Doctor Who: "The Daleks"
Mar. 25th, 2010 12:36 amEverything changes again at the end of episode one with the sight of Barbara being menaced by a plunger. Just imagine if "The Sensorites" or some counter-Earth story had been the second story. I don't think we'd be talking about DW today. As I have said before, Daleks are bloody scary (I do want to get one). They shouldn't be really: they shouldn't be any scarier than a miniature tank. We know there is something alive inside a Dalek, that they aren't jut robots, but a Dalek as a Dalek seems organic in a way that, say, moving car with a person inside it doesn't. They don't have legs, they don't have faces, they don't look organic, and yet they are definitely alive. It's a classic arachnid reaction. Odd then that the production team didn't learn the lesson. I long for a monster that isn't a person in a suit, although at least DW has generally made more of an effort than Star Trek.
The Daleks here (there's seems to be only about six of them plus some cardboard cutouts) are pretty wimpy compared to later Daleks, but people just hadn't seen anything like them before. They were as fresh as The Beatles and they caused a sensation (I will discuss further when we get to the later stories).
The TARDIS has a faulty fluid link. Well, the Doctor says it does so that he can get to go and explore the Dalek city in search of mercury. The Dalek city has storerooms, just like a university department on Earth and the storerooms conveniently contain bottles of mercury. It is unclear what the Daleks might use it for, or why it would be in the kinds of bottles found on Earth. It seems odd today that Ian even suggests looking for in the city (or perhaps that he has any reasonable hop of finding it). Presumably the atmosphere of Coal Hill School was thick with the vapour from spilt mercury. Perhaps it had got him. I recall they had some mercury at Longridge High School in 1992; I don't suppose though they would now. Of course, mercury suggests the alchemists and Hermes Trismegistus. Whether that was David Whittaker really had in mind for the Doctor at this stage is debatable (see T&M).

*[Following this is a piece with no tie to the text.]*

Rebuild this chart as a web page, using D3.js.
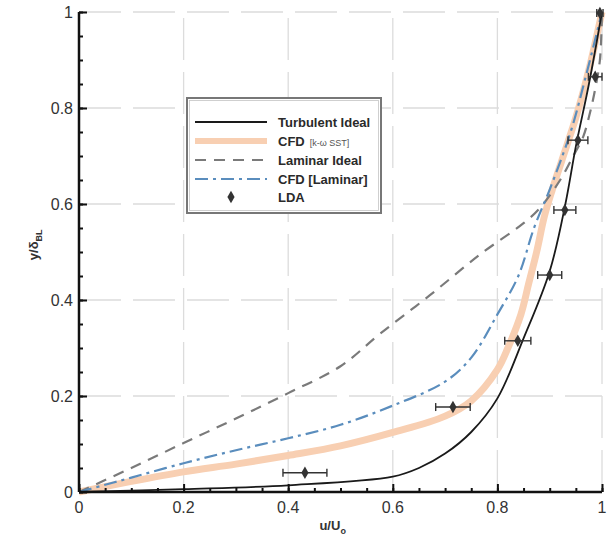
<!DOCTYPE html>
<html><head><meta charset="utf-8">
<script src="https://cdn.jsdelivr.net/npm/d3@7"></script>
<style>body{margin:0;background:#fff}svg{display:block}</style>
</head><body>
<svg id="c" width="608" height="543"></svg>
<script>
const xTicks=[0,0.2,0.4,0.6,0.8,1];
const yTicks=[0,0.2,0.4,0.6,0.8,1];
const xTickLabels=["0","0.2","0.4","0.6","0.8","1"];
const yTickLabels=["0","0.2","0.4","0.6","0.8","1"];
const turbulentIdeal=[[0,0],[0.2,0.006],[0.4,0.014],[0.6,0.032],[0.65,0.05],[0.7,0.08],[0.75,0.125],[0.8,0.195],[0.85,0.32],[0.9,0.46],[0.93,0.6],[0.95,0.72],[0.975,0.85],[1,1]];
const cfdSST=[[0,0],[0.1,0.022],[0.2,0.042],[0.3,0.058],[0.4,0.076],[0.5,0.096],[0.6,0.124],[0.7,0.158],[0.75,0.19],[0.8,0.255],[0.82,0.3],[0.845,0.37],[0.86,0.435],[0.875,0.5],[0.89,0.575],[0.905,0.63],[0.923,0.69],[0.95,0.78],[0.975,0.88],[1,1]];
const laminarIdeal=[[0,0],[0.1,0.05],[0.2,0.102],[0.3,0.153],[0.4,0.206],[0.5,0.262],[0.576,0.33],[0.671,0.41],[0.767,0.495],[0.85,0.56],[0.88,0.59],[0.92,0.65],[0.945,0.7],[0.964,0.74],[0.977,0.79],[0.987,0.84],[0.996,0.9],[1,1]];
const cfdLaminar=[[0,0],[0.05,0.015],[0.1,0.03],[0.2,0.06],[0.3,0.087],[0.4,0.112],[0.5,0.14],[0.6,0.18],[0.7,0.23],[0.75,0.28],[0.8,0.37],[0.84,0.45],[0.87,0.55],[0.9,0.63],[0.94,0.75],[0.97,0.87],[1,1]];
const ldaU=[0.432,0.715,0.839,0.900,0.929,0.954,0.987,0.996];
const ldaY=[0.040,0.177,0.315,0.452,0.5875,0.733,0.865,0.998];
const ldaErr=[0.042,0.033,0.025,0.023,0.021,0.019,0.013,0.006];
const legendLabels=["Turbulent Ideal","CFD","Laminar Ideal","CFD [Laminar]","LDA"];

const svg=d3.select("#c");
const x=d3.scaleLinear().domain([0,1]).range([79,602]);
const y=d3.scaleLinear().domain([0,1]).range([492,12]);
const minor=d3.range(0,1.0001,0.05);

// grid
const grid=svg.append("g").attr("stroke","#dcdcdc").attr("stroke-width",1.3).attr("stroke-dasharray","42,12");
grid.selectAll("line.v").data(xTicks.slice(1)).join("line").attr("x1",d=>x(d)).attr("x2",d=>x(d)).attr("y1",y(0)).attr("y2",y(1));
grid.selectAll("line.h").data(yTicks.slice(1)).join("line").attr("y1",d=>y(d)).attr("y2",d=>y(d)).attr("x1",x(0)).attr("x2",x(1));

const line=d3.line().x(d=>x(d[0])).y(d=>y(d[1])).curve(d3.curveCatmullRom.alpha(0.5));

const orange="#f8cfb2";
svg.append("path").datum(cfdSST).attr("d",line).attr("fill","none").attr("stroke",orange).attr("stroke-width",7).attr("stroke-linejoin","round");
svg.append("path").datum(laminarIdeal).attr("d",line).attr("fill","none").attr("stroke","#7a7a7a").attr("stroke-width",2.2).attr("stroke-dasharray","11,8");
svg.append("path").datum(cfdLaminar).attr("d",line).attr("fill","none").attr("stroke","#5a8dbd").attr("stroke-width",2.2).attr("stroke-dasharray","13,5,3,5");
svg.append("path").datum(turbulentIdeal).attr("d",line).attr("fill","none").attr("stroke","#1a1a1a").attr("stroke-width",1.8);

// LDA
const lda=svg.append("g").attr("stroke","#333").attr("stroke-width",1.4);
ldaU.forEach((u,i)=>{
  const cy=y(ldaY[i]);
  lda.append("line").attr("x1",x(u-ldaErr[i])).attr("x2",x(u+ldaErr[i])).attr("y1",cy).attr("y2",cy);
  [u-ldaErr[i],u+ldaErr[i]].forEach(e=>lda.append("line").attr("x1",x(e)).attr("x2",x(e)).attr("y1",cy-4).attr("y2",cy+4));
  lda.append("path").attr("d",d3.symbol(d3.symbolDiamond,45)()).attr("transform",`translate(${x(u)},${cy})`).attr("fill","#333").attr("stroke","none");
});

// axes
const ax=svg.append("g");
ax.append("g").attr("transform",`translate(0,${y(0)})`).call(d3.axisTop(x).tickValues(minor).tickSize(4).tickFormat(""));
ax.append("g").attr("transform",`translate(0,${y(0)})`).call(d3.axisTop(x).tickValues(xTicks).tickSize(8).tickFormat(""));
ax.append("g").attr("transform",`translate(${x(0)},0)`).call(d3.axisRight(y).tickValues(minor).tickSize(4).tickFormat(""));
ax.append("g").attr("transform",`translate(${x(0)},0)`).call(d3.axisRight(y).tickValues(yTicks).tickSize(8).tickFormat(""));
ax.selectAll(".domain").remove();
ax.selectAll(".tick line").attr("stroke","#111").attr("stroke-width",2);
ax.append("line").attr("x1",x(0)).attr("x2",x(1)).attr("y1",y(0)).attr("y2",y(0)).attr("stroke","#111").attr("stroke-width",2.5);
ax.append("line").attr("x1",x(0)).attr("x2",x(0)).attr("y1",y(0)).attr("y2",y(1)).attr("stroke","#111").attr("stroke-width",2.5);

const tf="Liberation Sans, Arial, sans-serif";
svg.append("g").selectAll("text").data(xTicks).join("text").attr("x",d=>x(d)).attr("y",y(0)+21).attr("text-anchor","middle")
  .attr("font-family",tf).attr("font-size",16).attr("fill","#333").text((d,i)=>xTickLabels[i]);
svg.append("g").selectAll("text").data(yTicks).join("text").attr("x",x(0)-6).attr("y",d=>y(d)+6).attr("text-anchor","end")
  .attr("font-family",tf).attr("font-size",16).attr("fill","#333").text((d,i)=>yTickLabels[i]);

// axis titles
const xt=svg.append("text").attr("x",x(0.485)).attr("y",530).attr("text-anchor","middle").attr("font-family",tf).attr("font-size",13).attr("font-weight","bold").attr("fill","#333");
xt.append("tspan").text("u/U");
xt.append("tspan").attr("font-size",9).attr("dy",4).text("o");
const yt=svg.append("text").attr("transform",`translate(38,${y(0.515)}) rotate(-90)`).attr("text-anchor","middle").attr("font-family",tf).attr("font-size",13).attr("font-weight","bold").attr("fill","#333");
yt.append("tspan").text("y/δ");
yt.append("tspan").attr("font-size",9).attr("dy",4).text("BL");

// legend
const lg=svg.append("g");
lg.append("rect").attr("x",187).attr("y",98).attr("width",194).attr("height",115).attr("fill","#fff").attr("stroke","#777").attr("stroke-width",2);
lg.append("rect").attr("x",189.5).attr("y",100.5).attr("width",189).attr("height",110).attr("fill","none").attr("stroke","#c4c4c4").attr("stroke-width",0.8);
const rows=[122,141,160,179,197];
const sx1=195,sx2=267;
lg.append("line").attr("x1",sx1).attr("x2",sx2).attr("y1",rows[0]).attr("y2",rows[0]).attr("stroke","#1a1a1a").attr("stroke-width",2);
lg.append("line").attr("x1",sx1).attr("x2",sx2).attr("y1",rows[1]).attr("y2",rows[1]).attr("stroke",orange).attr("stroke-width",6);
lg.append("line").attr("x1",sx1).attr("x2",sx2).attr("y1",rows[2]).attr("y2",rows[2]).attr("stroke","#7a7a7a").attr("stroke-width",2.2).attr("stroke-dasharray","11,8");
lg.append("line").attr("x1",sx1).attr("x2",sx2).attr("y1",rows[3]).attr("y2",rows[3]).attr("stroke","#5a8dbd").attr("stroke-width",2.2).attr("stroke-dasharray","13,5,3,5");
lg.append("path").attr("d",d3.symbol(d3.symbolDiamond,45)()).attr("transform",`translate(${(sx1+sx2)/2},${rows[4]})`).attr("fill","#333");
legendLabels.forEach((t,i)=>{
  const tx=lg.append("text").attr("x",278).attr("y",rows[i]+5).attr("font-family",tf).attr("font-size",13).attr("font-weight","bold").attr("fill","#2a2a2a").text(t);
  if(i===1){tx.append("tspan").attr("font-size",9).attr("font-weight","normal").attr("dx",5).attr("fill","#555").text("[k-ω SST]");}
});
</script>
</body></html>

The thing is that it is hard to imagine today that the TARDIS does not have a universal replicator/nanofactory aboard, or at least the kind of workshop facilities that a large or - small - warship would have. Of course, people didn't realise how big the TARDIS was in those days. If does have a food machine, which, of course, is presumably some form of specialised personal nanofactory. There is a problem here: to us, it is clear that the Doctor must know more than he is saying about the Daleks, for instance, and about the capabilities of the TARDIS. But thinking in this way seems dishonest both to the original creators and to the audience of the time. No-one in 1963 knew that the Daleks were going to the Doctor's greatest enemy (again see later stories though) and no-one knew about personal nanofactories. We've got to take the text as far as we can as it is presented to us.
We get the classic DW story structure again of the Doctor and companions becoming involved in a conflict between two antagonist groups. In "An Unearthly Child", we just get Kal, but here we get the Thals. Unfortunately, they are far more obviously refugees from the John Gielgud school of acting than the more kitchen sink cavepeople. The anti-pacifist message does perhaps leave a slightly bitter taste. It occurs me that if Ian is same age as William Russell then it wouldn't have been Malaya that Ian learnt his fighting skills, but Burma (I don't know what Russell himself did during the war).
We get to see what is inside a Dalek, well, a hand. We also get the old get inside a Dalek and pretend to be a Dalek gag. In the first Dalek story. Given what we know of Daleks now, it's hard to believe that Ian could do that, but 1964 was a simpler age (although, of course, double declutching). The Daleks do use CCTV, although not effectively as they might, but at least it is there. There is a great deal of fairly tedious being captured and escaping, but eventually they get back to the TARDIS at the end of episode 4, although to discover - D'oh! - that they left the fluid link back in the Dalek city. So, effectively this is a story of two halves with the second recapitulating the first. Nation is no master of dramatic structure (again see later). So, the Thals have to risk their lives to help get the fluid link back, but at least they get to discover manly aggression and do defeat the (few, remaining) Daleks. Barbara has a bit of thing going on with Ganatus, who gives her some cloth to make a dress. There is quite a bit of this kind of thing in early Who and I will, again, discuss it in more detail later.
Overall, it would have worked better as a four episode story. The Doctor is still a sinister old man, whose quite happy to risk the lives of his companions and complete to slake his curiosity. The Daleks are like nothing on Earth and it is easy to forgive a creeky and dull story a great deal for them. And it would have been much easier still in 1964 (see the ratings).
Now Write On...
We might like to see some more of those Daleks. Oh. yes... We get back to Skaro and see the Thals again in the years to come. Of course, they are blond and blue-eyed. There are things we might want to do with that (I shall see to what extent they were done). We might like to find out what happened to Ganatus - and that dress. But this is the Daleks' story. And we aren't going to run out of Dalek stories.